L'histoire :
La jolie touriste qui fait sont footing est matinale, les pêcheurs ou plus exactement les ligneurs aussi… Ce matin là, Gaël, l’un des meilleurs d’Audierne, prend la mer en direction du Phare de la Vieille, le terrain idéal pour chasser le bar, un énorme poisson que les marins surnomment le Roi. Seuls le claquement de la légère houle et le souffle régulier du vent rythment la préparation des gueulins de maquereaux qui serviront à ferrer le poisson. Ce rituel quasi religieux est bientôt interrompu par les vociférations de Joël qui, ayant rejoint son frère, lui reproche de l’avoir devancé : ce sachant moins talentueux que Gaël, il lui avait fait promettre la veille de lui laisser l’emplacement. Mais Gaël est clair : premier arrivé, premier servi ! Il commence donc sa pêche, guidé par un précieux allié qui lui indique par un majestueux piqué l’endroit où il trouvera les plus beaux poissons. Cet indispensable associé qui permet au navigateur de faire une grosse pêche à chaque sortie est un oiseau blanc, plus qu’un simple volatile, il est pour le ligneur son frère : le fou de Bassan. A son arrivée au port, ce jour là, on lui apprend qu’il doit rapidement se rendre chez sa mère. Et pendant que son frère Joël succombe aux charmes d’une jolie vacancière, Gaël entend sa mère lui dire que sa fin est proche et qu’elle souhaite faire de lui seul son héritier…

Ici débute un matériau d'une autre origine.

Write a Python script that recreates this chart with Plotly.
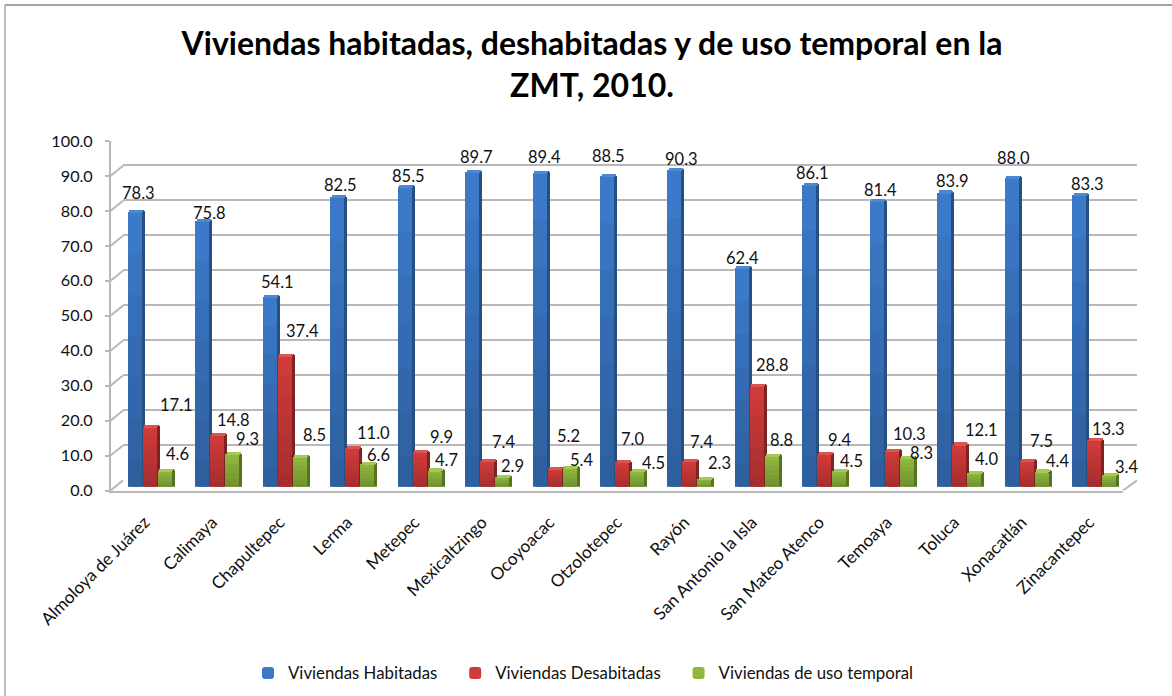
import plotly.graph_objects as go

CATEGORIES = ["Almoloya de Juárez", "Calimaya", "Chapultepec", "Lerma", "Metepec", "Mexicaltzingo",
              "Ocoyoacac", "Otzolotepec", "Rayón", "San Antonio la Isla", "San Mateo Atenco",
              "Temoaya", "Toluca", "Xonacatlán", "Zinacantepec"]
HABITADAS = [78.3, 75.8, 54.1, 82.5, 85.5, 89.7, 89.4, 88.5, 90.3, 62.4, 86.1, 81.4, 83.9, 88.0, 83.3]
DESHABITADAS = [17.1, 14.8, 37.4, 11.0, 9.9, 7.4, 5.2, 7.0, 7.4, 28.8, 9.4, 10.3, 12.1, 7.5, 13.3]
TEMPORAL = [4.6, 9.3, 8.5, 6.6, 4.7, 2.9, 5.4, 4.5, 2.3, 8.8, 4.5, 8.3, 4.0, 4.4, 3.4]
GAP = "\u00a0\u00a0\u00a0"  # widens the space between legend entries
SERIES_NAMES = ["Viviendas Habitadas" + GAP, "Viviendas Desabitadas" + GAP, "Viviendas de uso temporal"]
Y_TICKS = [0, 10, 20, 30, 40, 50, 60, 70, 80, 90, 100]

# label nudges in pixels (right, up) relative to each bar's top centre
LABEL_DX = [
    [4, 7, 8, 3, 4, 5, 5, 2, 7, 1, 3, 4, 8, 2, 8],
    [27, 16, 18, 21, 22, 17, 14, 11, 12, 16, 15, 18, 22, 15, 14],
    [13, 15, 15, 11, 12, 11, 12, 17, 15, 10, 12, 15, 12, 16, 17],
]
LABEL_DY = [
    [19, 8, 15, 12, 11, 15, 16, 20, 11, 10, 11, 11, 11, 20, 10],
    [22, 15, 24, 15, 15, 19, 32, 23, 19, 21, 14, 17, 14, 19, 11],
    [17, 15, 22, 9, 10, 11, 8, 8, 16, 16, 10, 5, 14, 10, 8],
]

W, H = 1172, 696
FONT = "Lato"
INK = "#111111"
GREY = "#b8b8b8"
SERIES = [HABITADAS, DESHABITADAS, TEMPORAL]
FRONT = ["#3c79c8", "#cf3b3a", "#8fb73e"]
SIDE = ["#264f82", "#7d2322", "#56741f"]
CAP = ["#4d88d6", "#dc5350", "#a5c856"]
SHADE = "rgba(0,0,0,0.035)"
SHADE_STEPS = [0.85, 0.7, 0.55, 0.4, 0.25, 0.1]
PITCH = 1012 / 15
BAR_PX, STEP_PX, DEPTH_PX = 14, 15, 3
FIRST_LEFT = (127.6 - 150.6) / PITCH


def xd(a, b):
    return [a / W, b / W]


def yd(bottom, top):
    return [1 - bottom / H, 1 - top / H]


fig = go.Figure()
# back wall, bars plane, front axis plane: three overlapping subplots give the depth
fig.add_trace(go.Scatter(x=CATEGORIES, y=HABITADAS, mode="none", showlegend=False, hoverinfo="skip",
                         xaxis="x", yaxis="y"))
labels = []
for s, values in enumerate(SERIES):
    left = FIRST_LEFT + s * STEP_PX / PITCH
    width = BAR_PX / PITCH
    depth = DEPTH_PX / PITCH
    common = dict(x=CATEGORIES, xaxis="x2", yaxis="y2", marker_line_width=0)
    deco = dict(showlegend=False, hoverinfo="skip", **common)
    fig.add_trace(go.Bar(y=[v + 0.5 for v in values], offset=left + depth, width=width,
                         marker_color=SIDE[s], **deco))
    fig.add_trace(go.Bar(y=values, offset=left, width=width, marker_color=FRONT[s],
                         name=SERIES_NAMES[s], **common))
    for f in SHADE_STEPS:
        fig.add_trace(go.Bar(y=[v * f for v in values], offset=left, width=width,
                             marker_color=SHADE, **deco))
    fig.add_trace(go.Bar(y=[0.9] * 15, base=[v - 0.3 for v in values], offset=left + depth / 2, width=width,
                         marker_color=CAP[s], **deco))
    for i, v in enumerate(values):
        labels.append(dict(x=i + left + width / 2, y=v, xref="x2", yref="y2", text=f"{v:.1f}",
                           showarrow=False, xanchor="center", yanchor="middle",
                           xshift=LABEL_DX[s][i], yshift=LABEL_DY[s][i],
                           font=dict(family=FONT, size=16.5, color=INK)))
fig.add_trace(go.Scatter(x=CATEGORIES, y=HABITADAS, mode="none", showlegend=False, hoverinfo="skip",
                         xaxis="x3", yaxis="y3"))

shapes = [
    dict(type="line", xref="paper", yref="paper", x0=5 / W, x1=1, y0=1 - 5 / H, y1=1 - 5 / H,
         line=dict(color="#858585", width=1.5)),
    dict(type="line", xref="paper", yref="paper", x0=5 / W, x1=5 / W, y0=0, y1=1 - 5 / H,
         line=dict(color="#a8a8a8", width=1.5)),
    dict(type="line", xref="paper", yref="y3", x0=1123 / W, x1=1137 / W, y0=0, y1=2.9,
         line=dict(color=GREY, width=2)),
]
for t in Y_TICKS:
    shapes.append(dict(type="line", xref="paper", yref="y3", x0=110.5 / W, x1=123 / W, y0=t, y1=t + 2.9,
                       line=dict(color=GREY, width=2)))

axis_common = dict(range=[-0.5, 14.5], type="category", categoryorder="array", categoryarray=CATEGORIES,
                   automargin=False)
y_common = dict(range=[0, 100], zeroline=False, automargin=False)
fig.update_layout(
    width=W, height=H, autosize=False, margin=dict(l=0, r=0, t=0, b=0),
    paper_bgcolor="white", plot_bgcolor="rgba(0,0,0,0)", barmode="overlay", bargap=0,
    barcornerradius=2, font=dict(family=FONT, color=INK), showlegend=True,
    title=dict(text="<b>Viviendas habitadas, deshabitadas y de uso temporal en la<br>ZMT, 2010.</b>",
               x=592 / W, xanchor="center", y=1 - 55 / H, yanchor="middle", automargin=False,
               font=dict(family=FONT, size=32, color="#000000")),
    xaxis=dict(domain=xd(123, 1137), anchor="y", visible=False, **axis_common),
    yaxis=dict(domain=yd(480.5, 129.5), anchor="x", showgrid=True, gridcolor=GREY, gridwidth=2,
               tickvals=Y_TICKS, showticklabels=False, ticks="", showline=False, **y_common),
    xaxis2=dict(domain=xd(116.9, 1128.9), anchor="y2", visible=False, **axis_common),
    yaxis2=dict(domain=yd(486.7, 135.7), anchor="x2", visible=False, **y_common),
    xaxis3=dict(domain=xd(111, 1123), anchor="y3", showline=True, linecolor=GREY, linewidth=2,
                tickangle=-45, ticks="", tickfont=dict(family=FONT, size=17.2, color=INK), showgrid=False,
                ticklabelstandoff=13, **axis_common),
    yaxis3=dict(domain=yd(490.5, 141), anchor="x3", showline=True, linecolor=GREY, linewidth=2, showgrid=False,
                ticks="outside", ticklen=4, tickcolor=GREY, tickwidth=2, tickvals=Y_TICKS,
                tickformat=".1f", tickfont=dict(family=FONT, size=16.2, color=INK), ticklabelstandoff=9, **y_common),
    legend=dict(orientation="h", x=248 / W, xanchor="left", y=1 - 673 / H, yanchor="middle",
                font=dict(family=FONT, size=16.8, color=INK),
                itemclick=False, itemdoubleclick=False, traceorder="normal"),
    annotations=labels, shapes=shapes,
)
fig.write_html("out.html", config={"displayModeBar": False}, post_script="document.body.style.margin='0';")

Ce qu'on en pense sur la planète BD :
En signant un récit fouetté par les embruns bretons, Séra surprend ceux qui, habitués à parcourir ses travaux, imaginaient l’accompagner à nouveau sur les chemins du Cambodge, son pays d’origine. Né de l’envie de nous faire partager sa récente réconciliation avec cette région (où il s’était refusé à remettre les pieds depuis un chagrin d’amour vieux de 30 ans), Séra réussi à retranscrire à merveille le pouvoir qu’exerce l’océan. Ainsi, de cette Bretagne éclairée d’une luminosité particulière, tantôt battue par les éléments ou apaisée par la course d’une sirène, les peintures de Séra tirent le meilleur parti. L’artiste fait ici de la place à son art, en aérant ses planches pour mieux laisser ciel et vagues nous dicter leur loi. Cette prédominance du graphisme est d’ailleurs renforcée par l’économie de textes qui fait du récit un prétexte pour un exercice pictural de haute volée. De l’histoire (même si elle semble superficielle), nous retiendrons l’absence du père et les non-dits familiaux qui, de désamour en jalousie, réunissent tous les ingrédients du drame. L’arrivée de la pétillante Flore dans ce jeu de quille fait crever l’abcès. On s’attardera alors moins longtemps sur cette approche simple, carrée, courte de la problématique familiale, que sur chacun de ces tableaux qui donnent envie d’embarquer pour se faire gifler le visage par l’eau salée.